Superman may save people in the film, but Batman has gone completely to the dark side. He’s consumed with Superman and not much else. It’s a disappointing way to frame the world’s greatest detective, and that’s before he begins to kill everyone he comes into contact with. These deaths, I might add, are extra bloody and graphic in the R-rated cut.

Luthor’s plan makes little sense in general, and the “Martha” scene remains desperately stupid in the new edit. But it’s nice that Lois Lane is given a more active role in the story, and the extra moments do help the often baffling editing from the theatrical cut.

But these additions shine a very bright light on the fact that Batman isn’t that interested in being a good guy, and Superman is right to try to shut him down.

The views expressed in this article are those of the author and do not necessarily represent the views of, and should not be attributed to, Comics Talk as an organization. By Ben Kuchera

2 Thoughts to “Batman v Superman Ultimate Edition makes Batman the villain”

  1. silellak

    It was really interesting to watch Daredevil Season 2 a week or two before watching Batman v. Superman, as it approaches many of the same questions – how far should a vigilante go, what are they responsible for, etc. – but in much more nuanced way.

    Granted, Daredevil had many more hours to explore those themes, but Batman v. Superman’s problem wasn’t that it was too short to explore them; it’s that it barely seem to understand those questions or why they’re important.

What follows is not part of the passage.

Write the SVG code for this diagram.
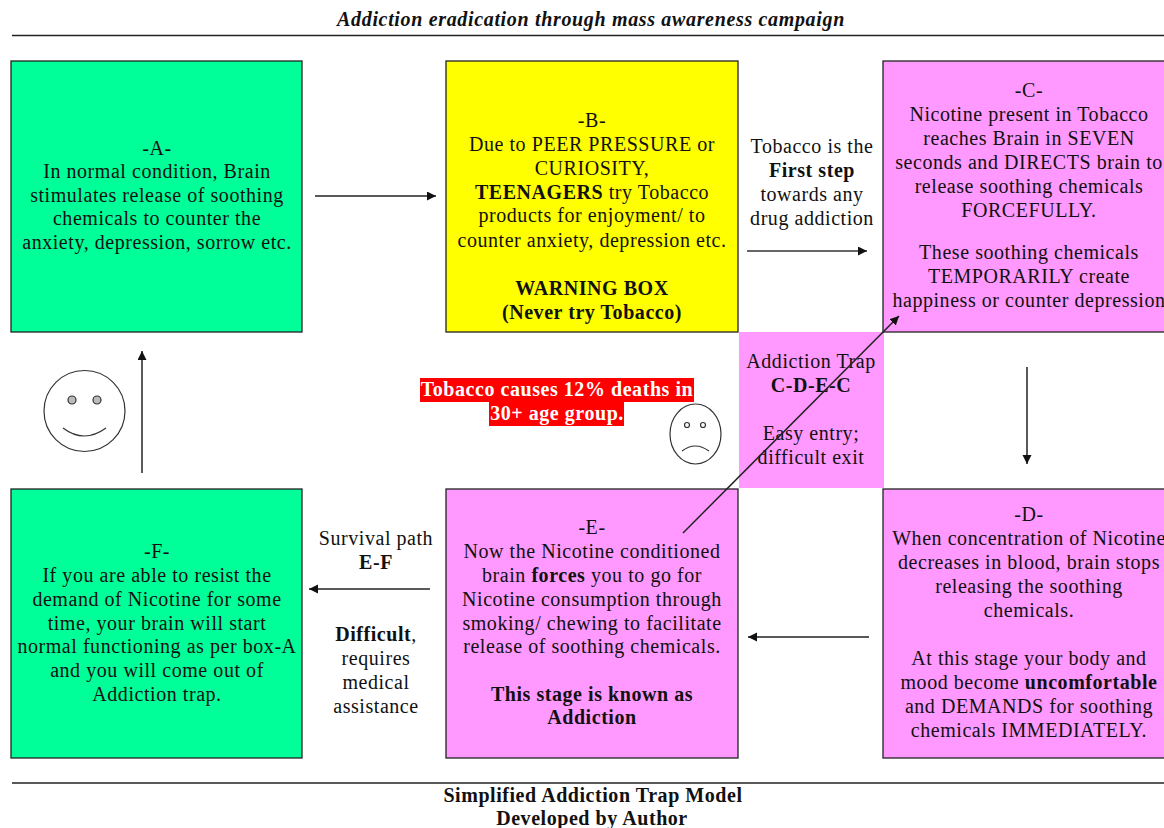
<svg xmlns="http://www.w3.org/2000/svg" width="1164" height="828" viewBox="0 0 1164 828">
<style>
text{font-family:"Liberation Serif","Times New Roman",serif;font-size:20px;letter-spacing:.55px;fill:#111;text-anchor:middle}
.b,tspan.b{font-weight:bold}
.box{stroke:#222;stroke-width:1.3}
.g{fill:#00ff99}.y{fill:#ffff00}.p{fill:#ff99ff}
.c line,.c path{stroke:#222;stroke-width:1.5;fill:none}
.f{fill:none;stroke:#333;stroke-width:1.2}
</style>
<defs><marker id="a" markerUnits="userSpaceOnUse" markerWidth="10" markerHeight="10" refX="9" refY="4.500" orient="auto"><path d="M0 0L9 4.500L0 9Z" fill="#111"/></marker></defs>
<rect width="1164" height="828" fill="#fff"/>
<g id="header"><text x="591" y="26" class="b" style="font-style:italic;letter-spacing:.66px">Addiction eradication through mass awareness campaign</text>
<line x1="12" y1="35.500" x2="1164" y2="35.500" stroke="#222" stroke-width="1.300"/></g>
<g id="trap"><rect x="739" y="332" width="145" height="156" class="p"/>
<text x="811" y="368">Addiction Trap</text><text x="811" y="392" class="b">C-D-E-C</text><text x="811" y="440">Easy entry;</text><text x="811" y="464">difficult exit</text></g>
<g id="node-a"><rect x="11" y="61" width="291" height="271" class="box g"/>
<text x="157" y="155">-A-</text><text x="157" y="178">In normal condition, Brain</text><text x="157" y="202">stimulates release of soothing</text><text x="157" y="225">chemicals to counter the</text><text x="157" y="249">anxiety, depression, sorrow etc.</text></g>
<g id="node-b"><rect x="446" y="61" width="292" height="271" class="box y"/>
<text x="592" y="127">-B-</text><text x="592" y="151">Due to PEER PRESSURE or</text><text x="592" y="175">CURIOSITY,</text><text x="592" y="199"><tspan class="b">TEENAGERS</tspan> try Tobacco</text><text x="592" y="222">products for enjoyment/ to</text><text x="592" y="247">counter anxiety, depression etc.</text><text x="592" y="295" class="b">WARNING BOX</text><text x="592" y="319" class="b">(Never try Tobacco)</text></g>
<g id="node-c"><rect x="883" y="61" width="300" height="271" class="box p"/>
<text x="1029" y="97">-C-</text><text x="1029" y="121">Nicotine present in Tobacco</text><text x="1029" y="145">reaches Brain in SEVEN</text><text x="1029" y="169">seconds and DIRECTS brain to</text><text x="1029" y="193">release soothing chemicals</text><text x="1029" y="217">FORCEFULLY.</text><text x="1029" y="259">These soothing chemicals</text><text x="1029" y="283">TEMPORARILY create</text><text x="1029" y="307">happiness or counter depression</text></g>
<g id="node-d"><rect x="883" y="489" width="300" height="269" class="box p"/>
<text x="1029" y="521">-D-</text><text x="1029" y="545">When concentration of Nicotine</text><text x="1029" y="569">decreases in blood, brain stops</text><text x="1029" y="593">releasing the soothing</text><text x="1029" y="617">chemicals.</text><text x="1029" y="665">At this stage your body and</text><text x="1029" y="689">mood become <tspan class="b">uncomfortable</tspan></text><text x="1029" y="713">and DEMANDS for soothing</text><text x="1029" y="737">chemicals IMMEDIATELY.</text></g>
<g id="node-e"><rect x="446" y="489" width="292" height="269" class="box p"/>
<text x="592" y="534">-E-</text><text x="592" y="558">Now the Nicotine conditioned</text><text x="592" y="582">brain <tspan class="b">forces</tspan> you to go for</text><text x="592" y="606">Nicotine consumption through</text><text x="592" y="630">smoking/ chewing to facilitate</text><text x="592" y="653">release of soothing chemicals.</text><text x="592" y="701" class="b">This stage is known as</text><text x="592" y="724" class="b">Addiction</text></g>
<g id="node-f"><rect x="11" y="489" width="291" height="269" class="box g"/>
<text x="157" y="558">-F-</text><text x="157" y="582">If you are able to resist the</text><text x="157" y="606">demand of Nicotine for some</text><text x="157" y="630">time, your brain will start</text><text x="157" y="653">normal functioning as per box-A</text><text x="157" y="677">and you will come out of</text><text x="157" y="701">Addiction trap.</text></g>
<g id="labels">
<text x="812" y="153">Tobacco is the</text><text x="812" y="177" class="b">First step</text><text x="812" y="201">towards any</text><text x="812" y="225">drug addiction</text>
<text x="376" y="545">Survival path</text><text x="376" y="569" class="b">E-F</text><text x="376" y="641"><tspan class="b">Difficult</tspan>,</text><text x="376" y="665">requires</text><text x="376" y="689">medical</text><text x="376" y="713">assistance</text>
</g>
<g id="warning"><rect x="420" y="378" width="274" height="24" fill="#f00"/><rect x="489" y="402" width="135" height="24" fill="#f00"/>
<text x="557" y="396" class="b" style="fill:#fff">Tobacco causes 12% deaths in</text><text x="557" y="420" class="b" style="fill:#fff">30+ age group.</text></g>
<g id="happy" class="f"><circle cx="84.500" cy="411" r="40.500"/><circle cx="72" cy="400" r="4" fill="#bbb"/><circle cx="97" cy="400" r="4" fill="#bbb"/><path d="M63 428Q84 444 106 428"/></g>
<g id="sad" class="f"><ellipse cx="695.500" cy="434" rx="25.500" ry="30"/><circle cx="687" cy="425" r="2.500"/><circle cx="703" cy="425" r="2.500"/><path d="M682 451Q695 441 709 451"/></g>
<g id="connectors" class="c">
<line x1="315" y1="196" x2="436" y2="196" marker-end="url(#a)"/>
<line x1="747" y1="251" x2="867" y2="251" marker-end="url(#a)" style="stroke:#666;stroke-width:2"/>
<line x1="1027" y1="367" x2="1027" y2="464" marker-end="url(#a)"/>
<line x1="869" y1="637" x2="748" y2="637" marker-end="url(#a)"/>
<line x1="683" y1="533" x2="899" y2="316" marker-end="url(#a)"/>
<line x1="430" y1="589" x2="309" y2="589" marker-end="url(#a)"/>
<line x1="142" y1="473" x2="142" y2="351" marker-end="url(#a)"/>
</g>
<g id="footer"><line x1="12" y1="783" x2="1164" y2="783" stroke="#222" stroke-width="1.300"/>
<text x="593" y="802" class="b">Simplified Addiction Trap Model</text><text x="592" y="825" class="b">Developed by Author</text></g>
</svg>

    Superman and Batman would’ve had plenty of reason to come into conflict without Lex being involved; his presence was frustrating both because it was unnecessary and because it greatly reduced the drama of the conflict between the characters. “Some obnoxious kid tricked us into punching each other until we realized our mom had the same name” is just an objectively weaker story than “We came into conflict with one another because of our incredibly different and fundamentally incompatible philosophies.”

  2. notausername

    Man, I unapologetically loved this movie. Watched the Ultimate Edition after skipping the theatrical release and I thought it was great. I thought the Martha scene was decent rather than stupid. Batfleck is off his rocker, so close to ‘victory’, and absolutely consumed by his hate for Superman. Hearing his mother’s name, a loss they’re explicit in showing he’s still actively dealing with, finally woke him up.

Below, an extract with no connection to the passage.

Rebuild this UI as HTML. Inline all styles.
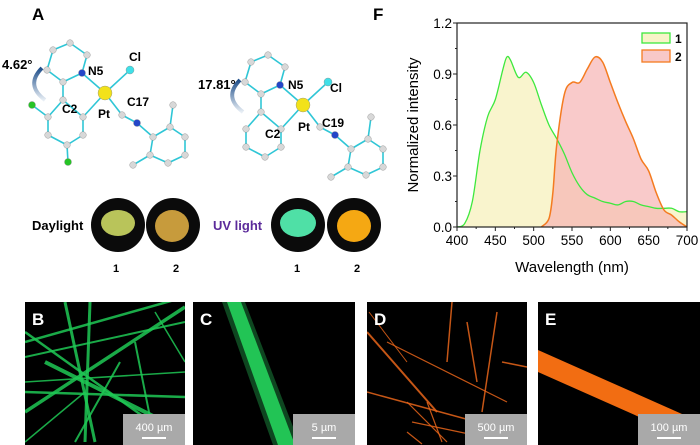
<!DOCTYPE html>
<html><head><meta charset="utf-8"><style>
html,body{margin:0;width:700px;height:445px;background:#fff;overflow:hidden;font-family:"Liberation Sans",Arial,sans-serif}
svg{position:absolute;left:0;top:0;display:block}
</style></head><body>
<svg width="700" height="445" viewBox="0 0 700 445">
<defs>
<linearGradient id="arr" x1="0" y1="0" x2="0" y2="1"><stop offset="0" stop-color="#1f4e8a"/><stop offset="1" stop-color="#e8eef5"/></linearGradient>
</defs>
<text x="32" y="20" font-size="17" font-weight="bold">A</text>
<text x="373" y="20" font-size="17" font-weight="bold">F</text>
<g id="mol1"></g>
<g id="mol2"></g>
<text x="2" y="69" font-size="13" font-weight="bold">4.62°</text>
<text x="198" y="89" font-size="13" font-weight="bold">17.81°</text>
<g font-size="12" font-weight="bold">
<text x="88" y="75">N5</text><text x="129" y="61">Cl</text><text x="98" y="118">Pt</text><text x="127" y="106">C17</text><text x="62" y="113">C2</text>
<text x="288" y="89">N5</text><text x="330" y="92">Cl</text><text x="298" y="131">Pt</text><text x="322" y="127">C19</text><text x="265" y="138">C2</text>
</g>
<text x="32" y="230" font-size="13" font-weight="bold">Daylight</text>
<text x="213" y="230" font-size="13" font-weight="bold" fill="#5b2a9a">UV light</text>
<g>
<circle cx="118" cy="225" r="27" fill="#0b0b0b"/><ellipse cx="118" cy="223" rx="17" ry="13" fill="#b9c45a"/>
<circle cx="173" cy="225" r="27" fill="#0b0b0b"/><ellipse cx="172" cy="226" rx="17" ry="16" fill="#c79b3c"/>
<circle cx="298" cy="225" r="27" fill="#0b0b0b"/><ellipse cx="298" cy="223" rx="18" ry="14" fill="#4fe0a6"/>
<circle cx="354" cy="225" r="27" fill="#0b0b0b"/><ellipse cx="354" cy="226" rx="17" ry="16" fill="#f5a813"/>
</g>
<g font-size="11" font-weight="bold" text-anchor="middle">
<text x="116" y="272">1</text><text x="176" y="272">2</text><text x="297" y="272">1</text><text x="357" y="272">2</text>
</g>
<g id="chart"></g>
<g id="micro"></g>
</svg>
<script>
const NS='http://www.w3.org/2000/svg';
function mk(p,t,a){const e=document.createElementNS(NS,t);for(const k in a)e.setAttribute(k,a[k]);p.appendChild(e);return e;}
const atoms=[[53,50],[70,43],[87,55],[82,73],[63,82],[47,70],[63,100],[48,117],[48,135],[67,145],[83,135],[83,117],[105,93],[130,70],[122,115],[137,123],[153,137],[170,127],[185,137],[185,155],[168,163],[150,155],[173,105],[133,165],[32,105],[68,162]];
const bonds=[[0,1],[1,2],[2,3],[3,4],[4,5],[5,0],[4,6],[6,7],[7,8],[8,9],[9,10],[10,11],[11,6],[3,12],[11,12],[12,13],[12,14],[14,15],[15,16],[16,17],[17,18],[18,19],[19,20],[20,21],[21,16],[17,22],[21,23],[7,24],[9,25]];
function mol(id,dx,dy,hal){const g=document.getElementById(id);
 bonds.forEach(b=>{if(!hal&&(b[0]>=24||b[1]>=24))return;const a=atoms[b[0]],c=atoms[b[1]];const l=mk(g,'line',{x1:a[0]+dx,y1:a[1]+dy,x2:c[0]+dx,y2:c[1]+dy,stroke:'#2fc6d6','stroke-width':1.6});});
 atoms.forEach((a,i)=>{if(!hal&&i>=24)return;let f='#d8d8d8',r=3.3;if(i==12){f='#f2e21a';r=7;}else if(i==3||i==15){f='#2346c8';r=3.5;}else if(i==13){f='#3fe0e8';r=4;}else if(i>=24){f='#26c426';r=3.5;}
 const c=mk(g,'circle',{cx:a[0]+dx,cy:a[1]+dy,r:r,fill:f,stroke:'#888','stroke-width':0.4});});
 mk(g,'path',{d:`M${42+dx} ${68+dy} Q${25+dx} ${85+dy} ${45+dx} ${100+dy}`,stroke:'url(#arr)','stroke-width':4,fill:'none'});
}
mol('mol1',0,0,true);mol('mol2',198,12,false);

const xTicks=[400,450,500,550,600,650,700];
const yTicks=[0.0,0.3,0.6,0.9,1.2];
const wl1=[400,410,420,430,440,450,460,465,470,480,490,500,510,520,530,540,550,560,570,580,590,600,610,620,630,640,650,660,670,680,690,700];
const int1=[0,0.02,0.15,0.45,0.65,0.75,0.93,1.0,0.98,0.88,0.91,0.85,0.72,0.6,0.52,0.43,0.32,0.24,0.19,0.17,0.15,0.14,0.13,0.15,0.15,0.13,0.12,0.11,0.11,0.11,0.09,0.09];
const wl2=[510,520,525,530,540,550,560,570,580,590,600,610,620,630,640,650,660,670,680,690,700];
const int2=[0,0.05,0.2,0.48,0.78,0.85,0.85,0.93,1.0,0.97,0.85,0.73,0.62,0.52,0.4,0.33,0.2,0.1,0.07,0.03,0];
const X0=457,X1=687,Y0=227,Y1=23;
const sx=v=>X0+(v-400)/300*(X1-X0), sy=v=>Y0-v/1.2*(Y0-Y1);
const ch=document.getElementById('chart');
function smooth(xs,ys){const p=xs.map((x,i)=>[sx(x),sy(ys[i])]);let d=`M${p[0][0]} ${p[0][1]}`;
 for(let i=0;i<p.length-1;i++){const p0=p[Math.max(0,i-1)],p1=p[i],p2=p[i+1],p3=p[Math.min(p.length-1,i+2)];
 d+=` C${p1[0]+(p2[0]-p0[0])/6} ${p1[1]+(p2[1]-p0[1])/6} ${p2[0]-(p3[0]-p1[0])/6} ${p2[1]-(p3[1]-p1[1])/6} ${p2[0]} ${p2[1]}`;}return d;}
const d1=smooth(wl1,int1),d2=smooth(wl2,int2);
let e;
e=mk(ch,'path',{d:d1+` L${sx(700)} ${sy(0)} L${sx(400)} ${sy(0)} Z`,fill:'#f8f3c8',opacity:0.9});
e=mk(ch,'path',{d:d2+` L${sx(510)} ${sy(0)} Z`,fill:'#f7b3b3',opacity:0.7});
e=mk(ch,'path',{d:d1,fill:'none',stroke:'#3ee83e','stroke-width':1.3});
e=mk(ch,'path',{d:d2,fill:'none',stroke:'#f47b20','stroke-width':1.5});
e=mk(ch,'rect',{x:X0,y:Y1,width:X1-X0,height:Y0-Y1,fill:'none',stroke:'#222','stroke-width':1.2});
xTicks.forEach((t,i)=>{mk(ch,'line',{x1:sx(t),y1:Y0,x2:sx(t),y2:Y0+4,stroke:'#222'});if(i<6)mk(ch,'line',{x1:sx(t+25),y1:Y0,x2:sx(t+25),y2:Y0+2,stroke:'#222'});
 e=mk(ch,'text',{x:sx(t),y:Y0+18,'font-size':13.5,'text-anchor':'middle'});e.textContent=t;});
yTicks.forEach((t,i)=>{mk(ch,'line',{x1:X0-4,y1:sy(t),x2:X0,y2:sy(t),stroke:'#222'});if(i<4)mk(ch,'line',{x1:X0-2,y1:sy(t+0.15),x2:X0,y2:sy(t+0.15),stroke:'#222'});
 e=mk(ch,'text',{x:X0-5,y:sy(t)+5,'font-size':13.5,'text-anchor':'end'});e.textContent=t.toFixed(1);});
e=mk(ch,'text',{x:sx(550),y:272,'font-size':15,'text-anchor':'middle'});e.textContent='Wavelength (nm)';
e=mk(ch,'text',{x:0,y:0,'font-size':15,'text-anchor':'middle',transform:`translate(418,${(Y0+Y1)/2}) rotate(-90)`});e.textContent='Normalized intensity';
e=mk(ch,'rect',{x:642,y:33,width:28,height:10,fill:'#f8f3c8',stroke:'#3ee83e','stroke-width':1.3});
e=mk(ch,'rect',{x:642,y:50,width:28,height:12,fill:'#f8c8c8',stroke:'#f47b20','stroke-width':1.3});
e=mk(ch,'text',{x:675,y:43,'font-size':12,'font-weight':'bold'});e.textContent='1';
e=mk(ch,'text',{x:675,y:61,'font-size':12,'font-weight':'bold'});e.textContent='2';

const mg=document.getElementById('micro');
const panels=[['B',25,185,'400 µm','#1fc855'],['C',193,355,'5 µm','#22c455'],['D',367,527,'500 µm','#e8651a'],['E',538,700,'100 µm','#f26d12']];
const lines={
B:[[0,40,160,-5,2.5],[0,55,160,20,2],[0,90,160,95,2.5],[0,110,160,5,3.5],[40,0,70,140,3],[65,0,60,140,3],[20,60,160,130,4],[0,30,140,130,2.5],[110,40,130,140,2],[95,60,50,140,2],[0,140,60,90,1.5],[130,10,160,60,1.5],[0,80,160,70,1.5]],
D:[[0,30,70,110,2],[20,40,140,100,1.2],[85,0,80,60,1.5],[130,10,115,110,1.5],[100,20,110,80,1.5],[0,90,110,120,1.5],[40,100,80,140,1.2],[45,120,140,140,1.2],[40,130,55,142,1.2],[135,60,160,65,1.5],[60,100,75,140,1.2],[2,10,40,60,1]]};
panels.forEach(p=>{const [lab,x0,x1,sb,col]=p;const g=mk(mg,'g',{});
 mk(g,'rect',{x:x0,y:302,width:x1-x0,height:143,fill:'#000'});
 const cl=mk(g,'clipPath',{id:'cp'+lab});mk(cl,'rect',{x:x0,y:302,width:x1-x0,height:143});
 const gg=mk(g,'g',{'clip-path':`url(#cp${lab})`});
 if(lab==='C'){mk(gg,'polygon',{points:'222,302 245,302 300,445 273,445',fill:'#0e4620'});mk(gg,'polygon',{points:'227,302 241,302 295,445 278,445',fill:col});}
 else if(lab==='E'){mk(gg,'polygon',{points:'538,350 700,422 700,444 538,372',fill:col});}
 else lines[lab].forEach(l=>mk(gg,'line',{x1:x0+l[0],y1:302+l[1],x2:x0+l[2],y2:302+l[3],stroke:col,'stroke-width':l[4],opacity:0.85}));
 let t=mk(g,'text',{x:x0+7,y:325,'font-size':17,'font-weight':'bold',fill:'#fff'});t.textContent=lab;
 mk(g,'rect',{x:x1-62,y:414,width:62,height:31,fill:'#a9a9a9'});
 t=mk(g,'text',{x:x1-31,y:431,'font-size':11,fill:'#fff','text-anchor':'middle'});t.textContent=sb;
 mk(g,'line',{x1:x1-43,y1:438,x2:x1-19,y2:438,stroke:'#fff','stroke-width':2});
});
</script>
</body></html>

    Why does Supes know his mother’s name?

    Why is he saying it now?

    OH, that’s Supes’ mother but I have a hackneyed chance at making right at not being able to save my mother?

    I think going forward we’ll see a more traditional portrayal of Batman from Affleck; however, I also think we needed this hardened vigilante to starkly contrast the Batman we expect. He’s broken and he shows it.